As parents we receive inputs regarding sanskaars. Are sanskaars all about doing the house hold chores? Shouldn’t these mean raising compassionate, confident and beautiful human beings?

Yesterday, when I took my little one to the park, I got into a conversation with a lady somewhere in her mid fifty’s. She looked quite content with the way she had lived her life and brought up her children. She has a girl and two sons. Her husband has a government job. She has lots of land back in the village.

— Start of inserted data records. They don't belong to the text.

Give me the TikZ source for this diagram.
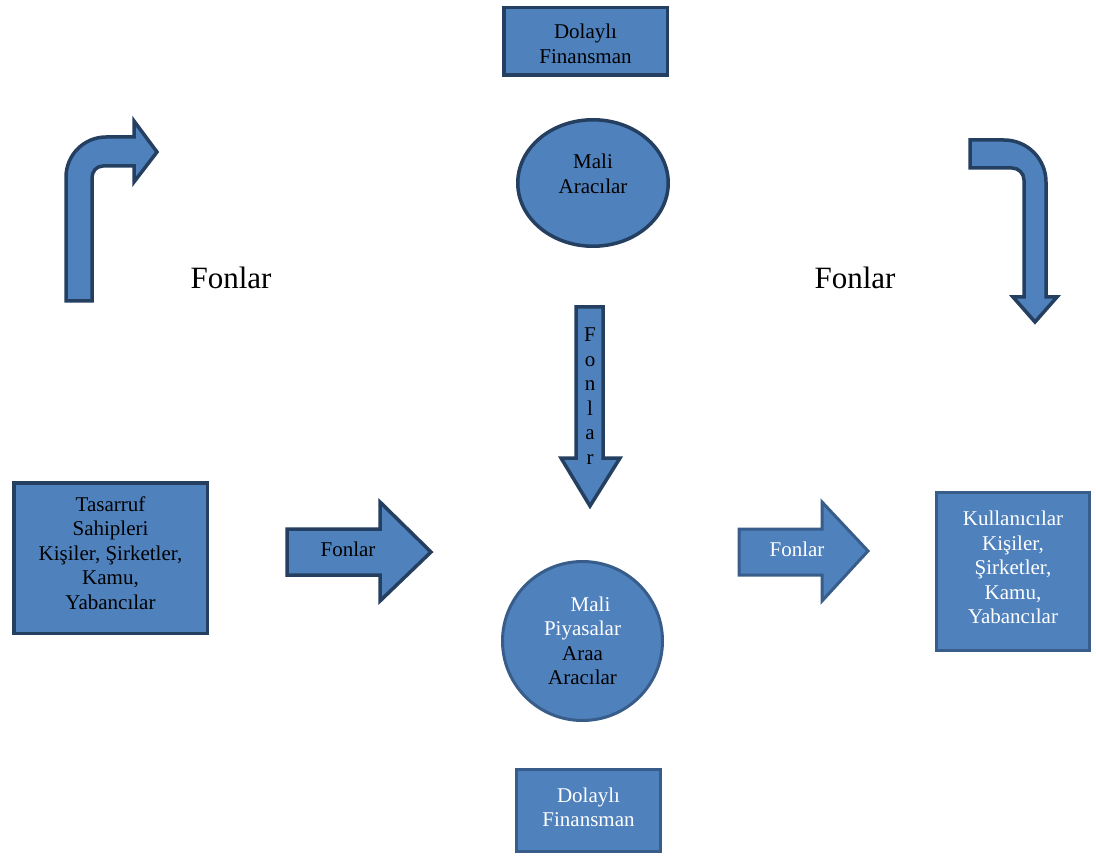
\documentclass[tikz,border=0pt]{standalone}
\usepackage{fontspec}
\setmainfont{Liberation Serif}
\usetikzlibrary{shapes.geometric}
\definecolor{fillblue}{HTML}{4F81BD}
\definecolor{darkedge}{HTML}{243F60}
\definecolor{midedge}{HTML}{385D8A}
\tikzset{
  txt/.style={font=\fontsize{21}{24.5}\selectfont, align=center, inner sep=0pt},
  bigtxt/.style={font=\fontsize{31}{36}\selectfont, inner sep=0pt},
  darkshape/.style={fill=fillblue, draw=darkedge, line width=3.5pt, line join=miter},
  midshape/.style={fill=fillblue, draw=midedge, line width=3pt, line join=miter},
}
\begin{document}
\begin{tikzpicture}[x=1pt,y=-1pt]
\useasboundingbox (0,0) rectangle (1096,861);

% top box
\node[darkshape, minimum width=163.5pt, minimum height=67.5pt] (topbox) at (585.5,41.5) {};
\node[txt] (topboxtxt) at (585.5,44) {Dolaylı\\Finansman};
% Mali Aracilar ellipse
\node[darkshape, ellipse, minimum width=150.5pt, minimum height=126.5pt] (araci) at (593,183) {};
\node[txt] (aracitxt) at (593,174) {Mali\\Aracılar};
% vertical arrow
\draw[darkshape] (576,307) -- (603,307) -- (603,458) -- (620,458) -- (590,506) -- (561,458) -- (576,458) -- cycle;
\node[txt] (vfon) at (590,396) {F\\o\\n\\l\\a\\r};
% Mali Piyasalar circle
\node[midshape, ellipse, minimum width=160pt, minimum height=159pt] (piyasa) at (582.5,641) {};
\node[txt] (piyasatxt) at (582.5,641)
  {\hspace*{16pt}\textcolor{white}{Mali}\\\textcolor{white}{Piyasalar}\\Araa\\Aracılar};
% bottom box
\node[midshape, minimum width=144pt, minimum height=82pt] (botbox) at (588.5,810.5) {};
\node[txt, text=white] (botboxtxt) at (588.5,807.5) {Dolaylı\\Finansman};
% left box
\node[darkshape, minimum width=193.5pt, minimum height=150.5pt] (tasarruf) at (110.5,558) {};
\node[txt] (tasarruftxt) at (110.5,553)
  {Tasarruf\\Sahipleri\\Kişiler, Şirketler,\\Kamu,\\Yabancılar};
% right box
\node[midshape, minimum width=153pt, minimum height=158pt] (kullan) at (1013,571.5) {};
\node[txt, text=white] (kullantxt) at (1013,567.5)
  {Kullanıcılar\\Kişiler,\\Şirketler,\\Kamu,\\Yabancılar};
% left horizontal arrow
\draw[darkshape] (287,529) -- (380,529) -- (380,502) -- (431,552) -- (380,601) -- (380,575) -- (287,575) -- cycle;
\node[txt] (lfon) at (348,549) {Fonlar};
% right horizontal arrow
\draw[midshape] (739,529) -- (822,529) -- (822,502) -- (868,551) -- (822,601) -- (822,575) -- (739,575) -- cycle;
\node[txt, text=white] (rfon) at (797,549) {Fonlar};
% left bent arrow
\draw[darkshape] (66,301) -- (66,177) .. controls (66,155) and (84,137) .. (106,137) -- (134,137) -- (134,121)
  -- (157,152) -- (134,182) -- (134,166) -- (103,166) .. controls (96.4,166) and (92,171.4) .. (92,178) -- (92,301) -- cycle;
% right bent arrow
\draw[darkshape] (970,140) -- (1004,140) .. controls (1027.2,140) and (1046,158.8) .. (1046,182) -- (1046,297)
  -- (1057,297) -- (1035,322) -- (1013,297) -- (1024,297) -- (1024,180) .. controls (1024,173.4) and (1018.6,168) .. (1012,168)
  -- (970,168) -- cycle;
% big labels
\node[bigtxt] (bigl) at (231,278) {Fonlar};
\node[bigtxt] (bigr) at (855,278) {Fonlar};
\end{tikzpicture}
\end{document}
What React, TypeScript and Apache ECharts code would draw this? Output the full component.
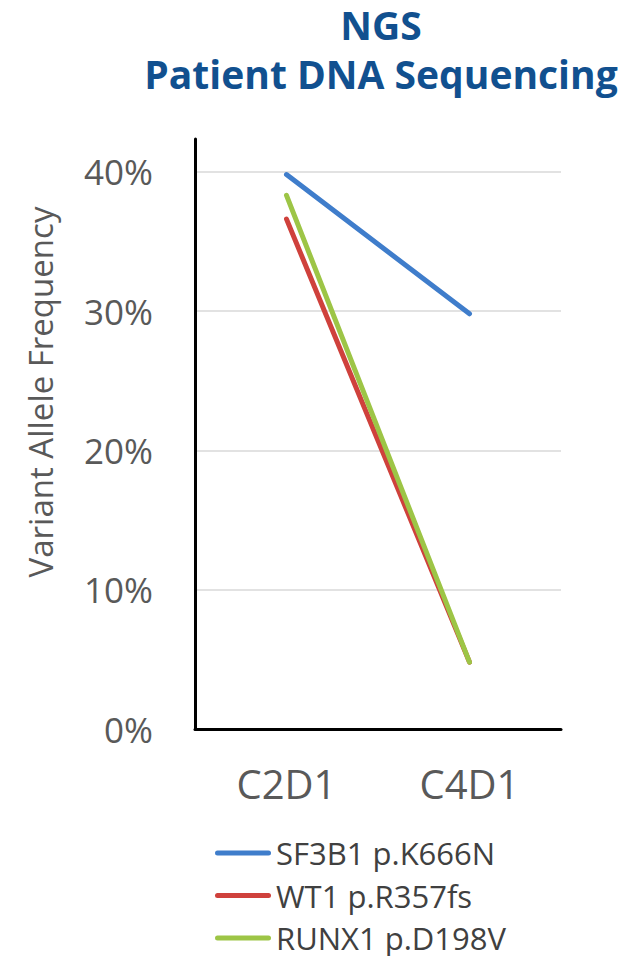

At a leisurely pace she started telling me about her life and the difficulties she had while raising her children. She sent her children to good schools and colleges and made sure they had good education irrespective of the expenditure. She spoke about her daughter, who is the eldest of the lot. She gave her a good education along with MBA. She works for a top notch company. I was very pleased to listen to that. It made me feel that these days’ people want their daughters also to excel.

Then she started talking about the “sanskaars” she has embedded in her daughter.  She said that she has given her daughter such good sanskaars that she can make 2 rotis while working. She made sure that she taught her all the house chores along with cooking by the age of 7. Also, she mentioned that she is always well clad in suits and sarees. On hearing this I was a little taken aback. I glanced at my capris with my legs clearly visible and my mind started thinking about sanskaars. Are sanskaars the training we get in the kitchen or the ability to cook food and feed the family? Are these the factors that should be instilled in a girl for her to become sanskaari and in turn get a good match?

I was amazed and on returning home kept thinking of what she had said. My mother never forced me to get into the kitchen and prepare a meal or learn the kitchen work. Nor was I interested. I only learnt to toss a good meal after my marriage. And all through my younger days I have worn western clothes, and even now. Does this mean that appropriate sanskaars were not given to me? I always thought being sanskaari is much more than just working in the kitchen and wearing ethnics. If this is what sanskaars are then am sure not to pass them to my little one. I want her to be her and not get stuck in some grind.

I would like my daughter to be a good and compassionate human being. Is that not Sanskaari enough?